One only needs to access the news on virtually a daily basis to hear the reference to a subpoena. It is vital that agencies (especially management) be aware that the word subpoena can find its way into the insurance agency world. What exactly is a subpoena?

Wikipedia provides the following definition:

“A subpoena or witness summons is a writ issued by a government agency, most often a court, to compel testimony by a witness or production of evidence under a penalty for failure. There are two common types of subpoena:

  1. subpoena ad testificandum orders a person to testify before the ordering authority or face punishment. The subpoena can also request the testimony to be given by phone or in person.
  2. subpoena duces tecum orders a person or organization to bring physical evidence before the ordering authority or face punishment. This is often used for requests to mail copies of documents to requesting party or directly to court.”

How do E&O policies reference subpoenas? Most often, one will find the reference in the definition of a claim with language such as: “Claim” means a written demand or written notice, including service of a subpoena….”. 

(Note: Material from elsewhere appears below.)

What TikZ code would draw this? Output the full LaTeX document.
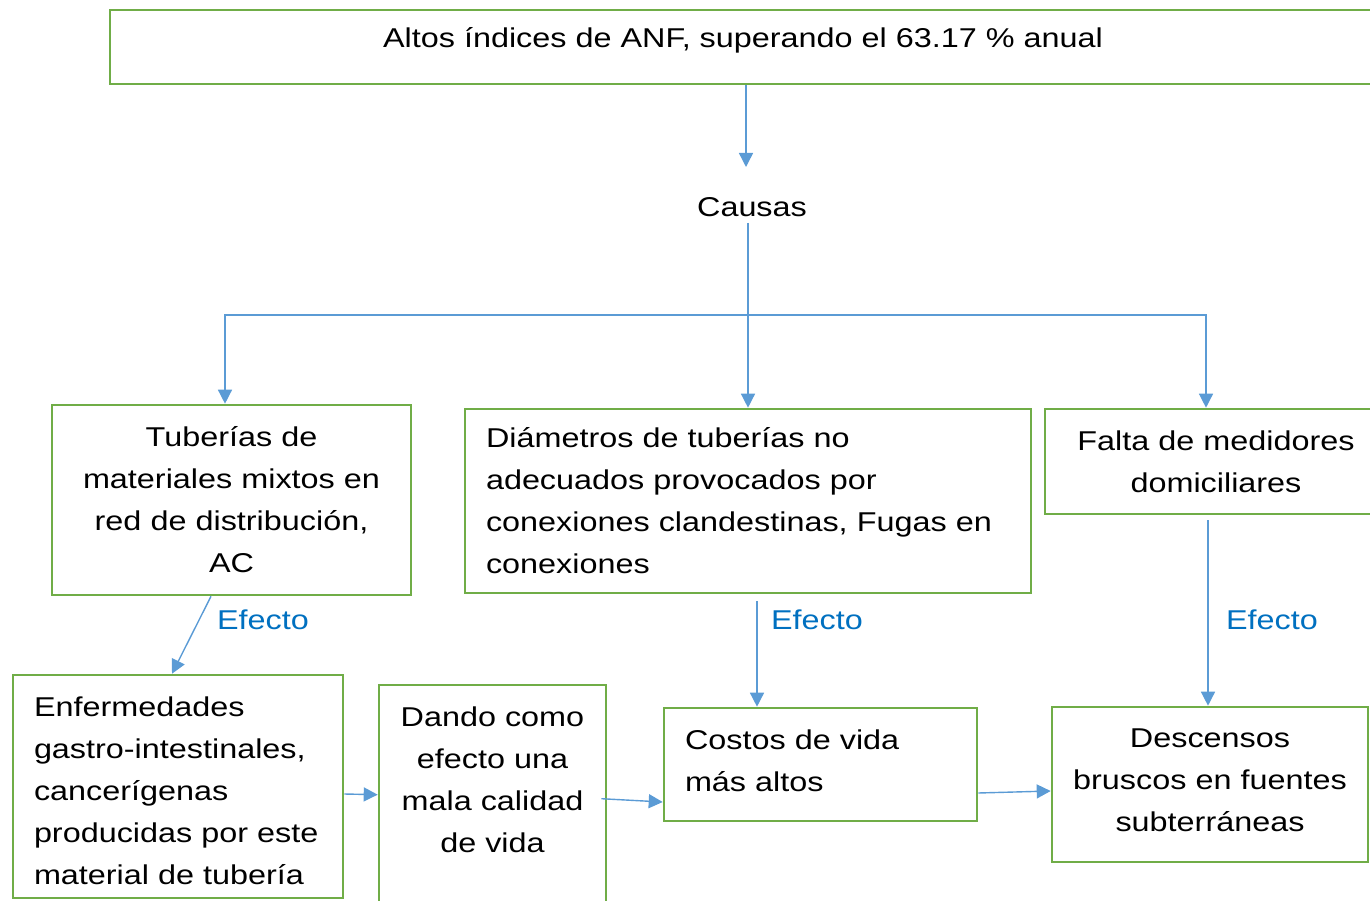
\documentclass[tikz,border=0pt]{standalone}
\usepackage{fontspec}
\setmainfont{Liberation Sans}[FakeStretch=1.19]
\usetikzlibrary{arrows.meta}
\definecolor{boxgreen}{HTML}{70AD47}
\definecolor{arrblue}{HTML}{5B9BD5}
\definecolor{efblue}{HTML}{0070C0}
\tikzset{
  box/.style={draw=boxgreen, line width=2.6pt, rectangle, inner ysep=0pt,
    font=\fontsize{27.2}{42}\selectfont},
  cbox/.style={box, align=center, inner xsep=21pt},
  lbox/.style={box, align=left, inner xsep=21pt},
  plain/.style={inner sep=0pt, font=\fontsize{27.2}{42}\selectfont},
  eff/.style={plain, text=efblue},
  arr/.style={draw=arrblue, line width=1.4pt, -{Triangle[length=14pt,width=14pt]}},
  ln/.style={draw=arrblue, line width=1.4pt}
}
\begin{document}
\begin{tikzpicture}[x=1pt,y=-1pt]
\useasboundingbox (0,0) rectangle (1370,901);
\clip (0,0) rectangle (1370,901);

\node[box, minimum width=1266pt, minimum height=74pt, text height=19pt, text depth=17pt] (top) at (743,47)
  {Altos índices de ANF, superando el 63.17 \% anual};
\node[plain, inner ysep=6pt] (causas) at (752,207) {Causas};
\coordinate (cin) at (746,167);
\coordinate (split) at (748,315);

\node[cbox, text width=317pt, minimum height=190pt] (b1) at (231.5,500)
  {Tuberías de\\materiales mixtos en\\red de distribución,\\AC};
\node[lbox, text width=524pt, minimum height=184pt] (b2) at (748,501)
  {Diámetros de tuberías no\\adecuados provocados por\\conexiones clandestinas, Fugas en\\conexiones};
\node[cbox, text width=300pt, minimum height=105pt] (b3) at (1216,461.5)
  {Falta de medidores\\domiciliares};

\node[lbox, text width=288pt, minimum height=223pt, text depth=160pt] (b4) at (178,786.5)
  {Enfermedades\\gastro-intestinales,\\cancerígenas\\producidas por este\\material de tubería};
\node[box, minimum width=227pt, minimum height=255pt] (b5) at (492.5,812.5) {};
\node[plain, align=center] (b5t) at (492.5,780)
  {Dando como\\efecto una\\mala calidad\\de vida};
\node[lbox, text width=271pt, minimum height=113pt, text depth=50pt] (b6) at (820.5,764.5)
  {Costos de vida\\más altos};
\node[cbox, text width=274pt, minimum height=155pt, text depth=92pt] (b7) at (1210,784.5)
  {Descensos\\bruscos en fuentes\\subterráneas};

\node[eff] (e1) at (263,620) {Efecto};
\node[eff] (e2) at (817,620) {Efecto};
\node[eff] (e3) at (1272,620) {Efecto};

\draw[arr] ([xshift=3pt]top.south) -- (cin);
\draw[arr] ([xshift=-4pt]causas.south) -- (b2.north);
\draw[arr] (split) -| ([xshift=-6.5pt]b1.north);
\draw[arr] (split) -| ([xshift=-10pt]b3.north);

\draw[arr] ([xshift=-20.5pt]b1.south) -- ([xshift=-6pt]b4.north);
\draw[arr] ([shift={(9,7)}]b2.south) -- ([xshift=-63.5pt]b6.north);
\draw[arr] ([shift={(-8,5)}]b3.south) -- ([xshift=-2pt]b7.north);

\draw[arr] ([yshift=-7.5pt]b4.east) -- ([shift={(0,111)}]b5.north west);
\draw[arr] ([shift={(-6,115)}]b5.north east) -- ([yshift=-37.5pt]b6.west);
\draw[arr] ([yshift=-28.5pt]b6.east) -- ([yshift=-6.5pt]b7.west);
\end{tikzpicture}
\end{document}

So, what does this mean if your agency is served with a subpoena? Chances are the subpoena is a request for records or documents of some type. While this may sound harmless, this is not a matter to be taken lightly so the best approach is to:

Contact your E&O carrier immediately !

The reason to do so is that there is a good chance that your agency could be party to an E&O claim in short order. By contacting your E&O carrier, 1) you are satisfying a condition in your E&O policy and 2) you are going to benefit from the experience and expertise of that carrier.

What is the downside in failing to contact your E&O carrier? Unfortunately, this has occurred from time to time and has resulted in the agency potentially not getting the necessary coverage when a lawsuit or E&O claim develops. If the agency were to receive a subpoena and not notify the E&O carrier, when an E&O claim develops, the carrier could take a position of “denied for late reporting”. 

So, when your agency receives a subpoena, take it seriously. Make sure that all staff are aware of the importance of this issue so that they can take the appropriate action.